───── Input material

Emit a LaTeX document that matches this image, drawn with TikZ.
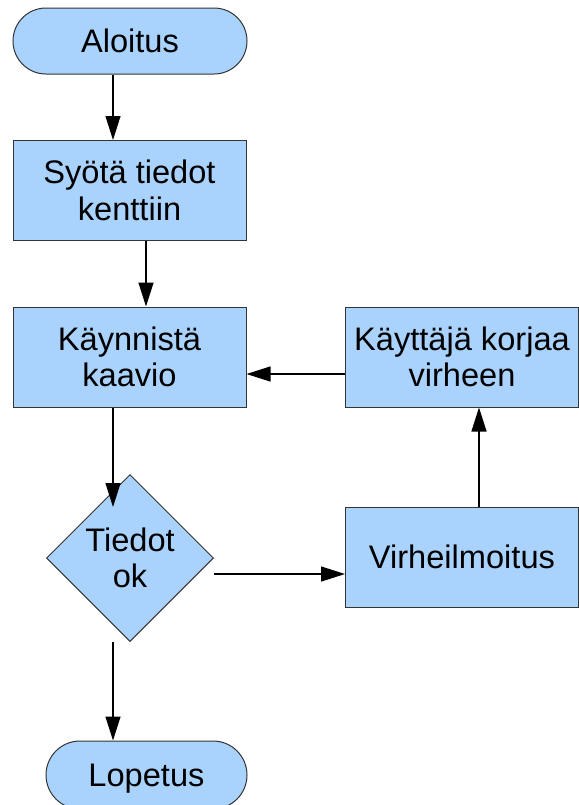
\documentclass[tikz,border=0pt]{standalone}
\usepackage{fontspec}
\setmainfont{Liberation Sans}
\usetikzlibrary{shapes.geometric,shapes.misc,arrows.meta}
\definecolor{boxfill}{RGB}{169,211,253}
\definecolor{boxline}{RGB}{52,52,52}
\begin{document}
\begin{tikzpicture}[x=0.5pt,y=-0.5pt,
  every node/.style={font=\fontsize{16.3pt}{18.3pt}\selectfont, align=center, inner sep=0pt},
  shapebase/.style={draw=boxline, fill=boxfill, line width=0.5pt},
  procbox/.style={shapebase, rectangle, minimum width=116.5pt, minimum height=50pt},
  terminal/.style={shapebase, rounded rectangle, minimum height=33pt},
  decision/.style={shapebase, diamond, aspect=1, minimum width=83.5pt, minimum height=83.5pt},
  arr/.style={-{Triangle[length=12pt,width=7.5pt]}, line width=0.6pt}]
\useasboundingbox[fill=white] (0,0) rectangle (579,805);

% flowchart nodes
\node[terminal, minimum width=117pt] (aloitus) at (130,41) {Aloitus};
\node[procbox] (syota) at (129.5,190.5) {Syötä tiedot\\kenttiin};
\node[procbox] (kaynnista) at (129.5,357) {Käynnistä\\kaavio};
\node[procbox] (kayttaja) at (462,357) {Käyttäjä korjaa\\virheen};
\node[procbox] (virhe) at (462,557) {Virheilmoitus};
\node[decision] (tiedot) at (130,558) {Tiedot\\ok};
\node[terminal, minimum width=100.5pt, minimum height=34pt, text depth=0pt] (lopetus) at (146.5,775) {Lopetus};

% guide coordinates for the connector lanes
\coordinate (xa) at (113,0);
\coordinate (xb) at (146,0);
\coordinate (xc) at (479,0);
\coordinate (ya) at (0,374);
\coordinate (yb) at (0,574);
\coordinate (tip) at (113,507);

% connectors
\draw[arr] (aloitus.south -| xa) -- (syota.north -| xa);
\draw[arr] (syota.south -| xb) -- (kaynnista.north -| xb);
\draw[arr] (kaynnista.south -| xa) -- (tip);
\draw[arr] (tiedot.east |- yb) -- (virhe.west |- yb);
\draw[arr] (virhe.north -| xc) -- (kayttaja.south -| xc);
\draw[arr] (kayttaja.west |- ya) -- (kaynnista.east |- ya);
\draw[arr] (tiedot.south -| xa) -- (lopetus.north -| xa);
\end{tikzpicture}
\end{document}
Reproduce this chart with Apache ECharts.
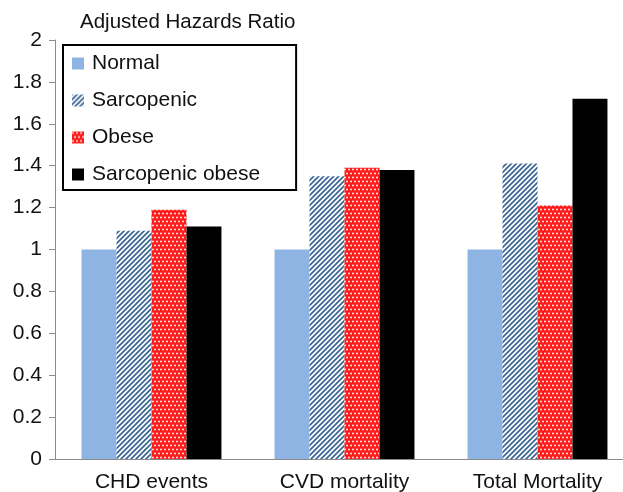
<!DOCTYPE html>
<html>
<head>
<meta charset="utf-8">
<script src="https://cdn.jsdelivr.net/npm/echarts@6/dist/echarts.min.js"></script>
<style>
html,body{margin:0;padding:0;background:#fff;}
#chart{width:623px;height:492px;}
</style>
</head>
<body>
<div id="chart"></div>
<script>
var categories = ['CHD events', 'CVD mortality', 'Total Mortality'];
var normal = [1, 1, 1];
var sarcopenic = [1.09, 1.35, 1.41];
var obese = [1.19, 1.39, 1.21];
var sarcoObese = [1.11, 1.38, 1.72];
var yTicks = [0, 0.2, 0.4, 0.6, 0.8, 1, 1.2, 1.4, 1.6, 1.8, 2];

// diagonal stripes (sarcopenic)
function stripePattern() {
    var s = 5;
    var c = document.createElement('canvas');
    c.width = s; c.height = s;
    var ctx = c.getContext('2d');
    ctx.fillStyle = '#ffffff';
    ctx.fillRect(0, 0, s, s);
    ctx.strokeStyle = '#3f6796';
    ctx.lineWidth = 1.8;
    ctx.beginPath();
    ctx.moveTo(-1, s + 1); ctx.lineTo(s + 1, -1);
    ctx.moveTo(-1, 1); ctx.lineTo(1, -1);
    ctx.moveTo(s - 1, s + 1); ctx.lineTo(s + 1, s - 1);
    ctx.stroke();
    return c;
}
// red with white dots (obese)
function dotPattern() {
    var c = document.createElement('canvas');
    c.width = 4; c.height = 8;
    var ctx = c.getContext('2d');
    ctx.fillStyle = '#ff1a1a';
    ctx.fillRect(0, 0, 4, 8);
    ctx.fillStyle = '#ffffff';
    ctx.beginPath();
    ctx.arc(1, 1.5, 0.9, 0, Math.PI * 2);
    ctx.fill();
    ctx.beginPath();
    ctx.arc(3, 5.5, 0.9, 0, Math.PI * 2);
    ctx.fill();
    return c;
}

var font = 'Liberation Sans, Arial, sans-serif';
var chart = echarts.init(document.getElementById('chart'));
var option = {
    animation: false,
    textStyle: { fontFamily: font },
    // plot runs past the right edge, like the cropped original
    grid: { left: 55, width: 579, top: 40, bottom: 33, outerBoundsMode: 'none' },
    graphic: [{
        type: 'text', left: 80, top: 12,
        style: { text: 'Adjusted Hazards Ratio', font: '20.5px ' + font, fill: '#111' }
    }],
    legend: {
        orient: 'vertical',
        left: 63, top: 45,
        padding: [8, 36, 5, 9],
        icon: 'rect',
        itemWidth: 12, itemHeight: 12,
        itemGap: 16,
        borderColor: '#000', borderWidth: 2,
        textStyle: { fontSize: 21, color: '#111', fontFamily: font, padding: [0, 0, 0, 3] },
        data: ['Normal', 'Sarcopenic', 'Obese', 'Sarcopenic obese']
    },
    xAxis: {
        type: 'category',
        data: categories,
        axisLine: { lineStyle: { color: '#8a8a8a', width: 1 } },
        axisTick: { length: 6, lineStyle: { color: '#8a8a8a' } },
        axisLabel: { fontSize: 21, color: '#111', margin: 13 }
    },
    yAxis: {
        type: 'value',
        min: 0, max: 2, interval: 0.2,
        splitLine: { show: false },
        axisLine: { show: true, lineStyle: { color: '#8a8a8a' } },
        axisTick: { show: true, length: 6, lineStyle: { color: '#8a8a8a' } },
        axisLabel: {
            fontSize: 21, color: '#111', margin: 13,
            formatter: function (v) {
                for (var i = 0; i < yTicks.length; i++) {
                    if (Math.abs(yTicks[i] - v) < 1e-6) return String(yTicks[i]);
                }
                return '';
            }
        }
    },
    series: [
        { name: 'Normal', type: 'bar', data: normal, barGap: '0%', barCategoryGap: '27.5%',
          itemStyle: { color: '#8db4e2' } },
        { name: 'Sarcopenic', type: 'bar', data: sarcopenic,
          itemStyle: { color: { image: stripePattern(), repeat: 'repeat' } } },
        { name: 'Obese', type: 'bar', data: obese,
          itemStyle: { color: { image: dotPattern(), repeat: 'repeat' } } },
        { name: 'Sarcopenic obese', type: 'bar', data: sarcoObese,
          itemStyle: { color: '#000' } }
    ]
};
chart.setOption(option);
</script>
</body>
</html>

──────────

> _What is required_
Spot every line that holds "with" and copy it.

> _Expected answer_
Emit a LaTeX document that matches this image, drawn with TikZ.
Reproduce this chart with Apache ECharts.
// red with white dots (obese)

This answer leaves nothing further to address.